How do you treat fish with ick. My fish kept dying and I could not figure out what the hell was wrong. After doing some research I found that my fish have ick. I don't know what it is or how to treat it. It looks as though my fish are covered with salt. Both my tanks have it now and I have already lost 6 caribe. Any help would be greatly appreciated.
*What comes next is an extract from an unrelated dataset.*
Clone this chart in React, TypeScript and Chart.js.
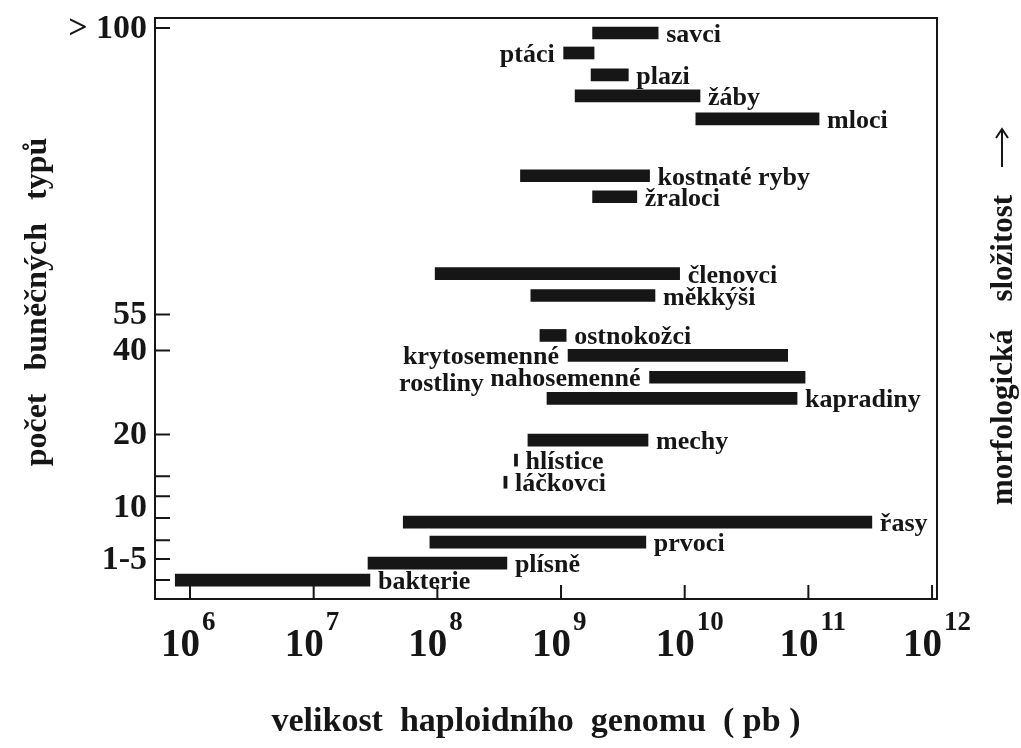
import React, { useEffect, useRef } from 'react';
import { Chart, registerables } from 'chart.js';

Chart.register(...registerables);

// ---- data ----
const groups = [
  'savci', 'ptáci', 'plazi', 'žáby', 'mloci', 'kostnaté ryby', 'žraloci',
  'členovci', 'měkkýši', 'ostnokožci', 'krytosemenné\nrostliny', 'nahosemenné',
  'kapradiny', 'mechy', 'hlístice', 'láčkovci', 'řasy', 'prvoci', 'plísně', 'bakterie',
];
// haploid genome size range (bp)
const genomeMin = [
  1.8e9, 1.05e9, 1.75e9, 1.3e9, 1.23e10, 4.7e8, 1.8e9,
  9.6e7, 5.7e8, 6.75e8, 1.14e9, 5.2e9,
  7.7e8, 5.4e8, 4.2e8, 3.45e8, 5.3e7, 8.7e7, 2.75e7, 7.6e5,
];
const genomeMax = [
  6.1e9, 1.85e9, 3.5e9, 1.33e10, 1.22e11, 5.2e9, 4.1e9,
  9.1e9, 5.75e9, 1.1e9, 6.8e10, 9.4e10,
  8.1e10, 5.05e9, 4.45e8, 3.66e8, 3.26e11, 4.85e9, 3.65e8, 2.85e7,
];
// position on the morphological-complexity axis
const complexity = [
  26.37, 25.44, 24.42, 23.44, 22.37, 19.72, 18.74,
  15.16, 14.14, 12.28, 11.35, 10.33,
  9.35, 7.40, 6.47, 5.44, 3.58, 2.65, 1.67, 0.88,
];
const labelSide = [
  'right', 'left', 'right', 'right', 'right', 'right', 'right',
  'right', 'right', 'right', 'left', 'left',
  'right', 'right', 'right', 'right', 'right', 'right', 'right', 'right',
];
const xTickExponents = [6, 7, 8, 9, 10, 11, 12];
const yTickLevels = [26.6, 13.26, 11.58, 7.67, 5.72, 4.79, 4.28, 3.77, 2.74, 1.86, 0.88];
const yTickLabels = ['> 100', '55', '40', '20', '', '', '10', '', '', '1-5', ''];
const yTickMarked = [true, true, true, true, true, true, false, true, true, true, true];

const xTitle = 'velikost  haploidního  genomu  ( pb )';
const yTitle = 'počet buněčných typů';
const rightTitle = 'morfologická složitost';

const FONT = '"Liberation Serif", "Times New Roman", serif';
const INK = '#161616';

const overlay = {
  id: 'overlay',
  afterDraw(chart: any) {
    const ctx = chart.ctx as CanvasRenderingContext2D;
    const { left, right, top, bottom } = chart.chartArea;
    const xs = chart.scales.x;
    const ys = chart.scales.y;
    ctx.save();
    ctx.strokeStyle = INK;
    ctx.fillStyle = INK;

    // frame
    ctx.lineWidth = 2;
    ctx.strokeRect(left, top, right - left, bottom - top);

    // inward ticks
    ctx.beginPath();
    xTickExponents.forEach((e) => {
      const px = xs.getPixelForValue(Math.pow(10, e));
      ctx.moveTo(px, bottom);
      ctx.lineTo(px, bottom - 14);
    });
    yTickLevels.forEach((v, i) => {
      if (!yTickMarked[i]) return;
      const py = ys.getPixelForValue(v);
      ctx.moveTo(left, py);
      ctx.lineTo(left + 15, py);
    });
    ctx.stroke();

    // y tick labels
    ctx.font = `bold 34px ${FONT}`;
    ctx.textAlign = 'right';
    ctx.textBaseline = 'middle';
    yTickLevels.forEach((v, i) => {
      if (!yTickLabels[i]) return;
      ctx.fillText(yTickLabels[i], left - 8, ys.getPixelForValue(v) + 1);
    });

    // x tick labels with superscripts
    xTickExponents.forEach((e) => {
      const px = xs.getPixelForValue(Math.pow(10, e));
      ctx.font = `bold 39px ${FONT}`;
      ctx.textAlign = 'right';
      ctx.textBaseline = 'alphabetic';
      ctx.fillText('10', px + 10, 656);
      ctx.font = `bold 27px ${FONT}`;
      ctx.textAlign = 'left';
      ctx.fillText(String(e), px + 12, 630);
    });

    // bar labels
    const meta = chart.getDatasetMeta(0);
    ctx.font = `bold 26px ${FONT}`;
    ctx.textBaseline = 'alphabetic';
    meta.data.forEach((bar: any, i: number) => {
      const p = bar.getProps(['x', 'base', 'y'], true);
      const x0 = Math.min(p.x, p.base);
      const x1 = Math.max(p.x, p.base);
      const lines = groups[i].split('\n');
      const y = p.y + 9;
      ctx.textAlign = 'left';
      if (labelSide[i] === 'right') {
        ctx.fillText(lines[0], x1 + 8, y);
      } else {
        const w = ctx.measureText(lines[0]).width;
        const lx = x0 - 9 - w;
        lines.forEach((ln, k) => ctx.fillText(ln, lx - k * 4, y + k * 27));
      }
    });

    // bottom title
    ctx.font = `bold 34px ${FONT}`;
    ctx.textAlign = 'center';
    ctx.textBaseline = 'middle';
    ctx.fillText(xTitle, 536, 722);

    // left title
    ctx.save();
    ctx.translate(38, 302);
    ctx.rotate(-Math.PI / 2);
    (ctx as any).wordSpacing = '15px';
    ctx.font = `bold 32px ${FONT}`;
    ctx.textAlign = 'center';
    ctx.fillText(yTitle, 0, 0);
    ctx.restore();

    // right title with arrow
    ctx.save();
    ctx.translate(1004, 505);
    ctx.rotate(-Math.PI / 2);
    (ctx as any).wordSpacing = '20px';
    ctx.font = `bold 31px ${FONT}`;
    ctx.textAlign = 'left';
    ctx.textBaseline = 'middle';
    ctx.fillText(rightTitle, 0, 0);
    const tw = ctx.measureText(rightTitle).width;
    const a0 = Math.max(tw + 16, 338);
    const a1 = 376;
    ctx.lineWidth = 2;
    ctx.beginPath();
    ctx.moveTo(a0, -2);
    ctx.lineTo(a1, -2);
    ctx.moveTo(a1 - 9, -8);
    ctx.lineTo(a1, -2);
    ctx.lineTo(a1 - 9, 4);
    ctx.stroke();
    ctx.restore();

    (ctx as any).wordSpacing = '0px';
    ctx.restore();
  },
};

export default function App() {
  const ref = useRef<HTMLCanvasElement | null>(null);
  useEffect(() => {
    if (!ref.current) return;
    const chart = new Chart(ref.current, {
      type: 'bar',
      data: {
        labels: groups,
        datasets: [
          {
            data: groups.map((_, i) => ({ x: [genomeMin[i], genomeMax[i]], y: complexity[i] })) as any,
            backgroundColor: INK,
            borderWidth: 0,
            borderSkipped: false,
            barThickness: 12,
          },
        ],
      },
      options: {
        indexAxis: 'y',
        responsive: false,
        animation: false,
        devicePixelRatio: 1,
        layout: { padding: { top: 18, right: 84, left: 0, bottom: 0 } },
        plugins: { legend: { display: false }, tooltip: { enabled: false }, title: { display: false } },
        scales: {
          x: {
            type: 'logarithmic',
            min: Math.pow(10, 5.717),
            max: Math.pow(10, 12.04),
            offset: false,
            ticks: { display: false },
            grid: { display: false },
            border: { display: false },
            afterBuildTicks: (s: any) => {
              s.ticks = xTickExponents.map((e) => ({ value: Math.pow(10, e) }));
            },
            afterFit: (s: any) => {
              s.height = 149;
            },
          },
          y: {
            type: 'linear',
            min: 0,
            max: 27.07,
            offset: false,
            ticks: { display: false },
            grid: { display: false },
            border: { display: false },
            afterBuildTicks: (s: any) => {
              s.ticks = yTickLevels.map((v) => ({ value: v }));
            },
            afterFit: (s: any) => {
              s.width = 155;
            },
          },
        },
      },
      plugins: [overlay],
    } as any);
    return () => chart.destroy();
  }, []);
  return (
    <div style={{ position: 'absolute', left: 0, top: 0, width: 1021, height: 748, background: '#fff' }}>
      <canvas ref={ref} width={1021} height={748} style={{ display: 'block' }} />
    </div>
  );
}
Thanks, Derek


----------



## fiveo93 (Jan 19, 2004)

1 teaspoon of salt per gallon and slowly elevate temp to 84-86, next day do 1 teaspoon per gallon again, and 3rd day 1 teaspoon per gallon once again, then let it go for 10-14 days before water changes


----------



## delta (Jul 23, 2004)

fiveo93 said:


> 1 teaspoon of salt per gallon and slowly elevate temp to 84-86, next day do 1 teaspoon per gallon again, and 3rd day 1 teaspoon per gallon once again, then let it go for 10-14 days before water changes


 good post 5.0 
id also check out the thread mr freez wrote on ich its extremely helpfull


----------



## MR.FREEZ (Jan 26, 2004)

*here you go hoss* its about 1/3 the way down

would be nice for someone to make it a pinned topic here in the disease section


----------



## dking6 (Sep 2, 2004)

thanks all of yall. helped a bunch. all my fish already died. so i did a water change, added some salt, raised the temp, and put in some copper safe. should solve the problem.


----------



## DonH (Jan 25, 2003)

mr.freez said:


> would be nice for someone to make it a pinned topic here in the disease section :laugh:


 We will make it a part of our FAQ section.


----------



## MR.FREEZ (Jan 26, 2004)

DonH said:


> mr.freez said:
> 
> 
> > would be nice for someone to make it a pinned topic here in the disease section :laugh:
> ...










right on big D, my comment was geared toward givin Xenon a hard time

with gettin that faq section together with all those facts from that cariba give away

but i realize that its a ton of work to put together and think it a great ideal









ya'll doin a great job with this place


----------



## rbp 4 135 (Mar 2, 2004)

they sell a ich treatment at your lfs pick some up and it will tell you how to use it, by the way ich is easy to cure


----------



## illnino (Mar 6, 2004)

thats too much salt, just add a tbs for every 5g, bump temp to 82, it should be gone in a matter of days


----------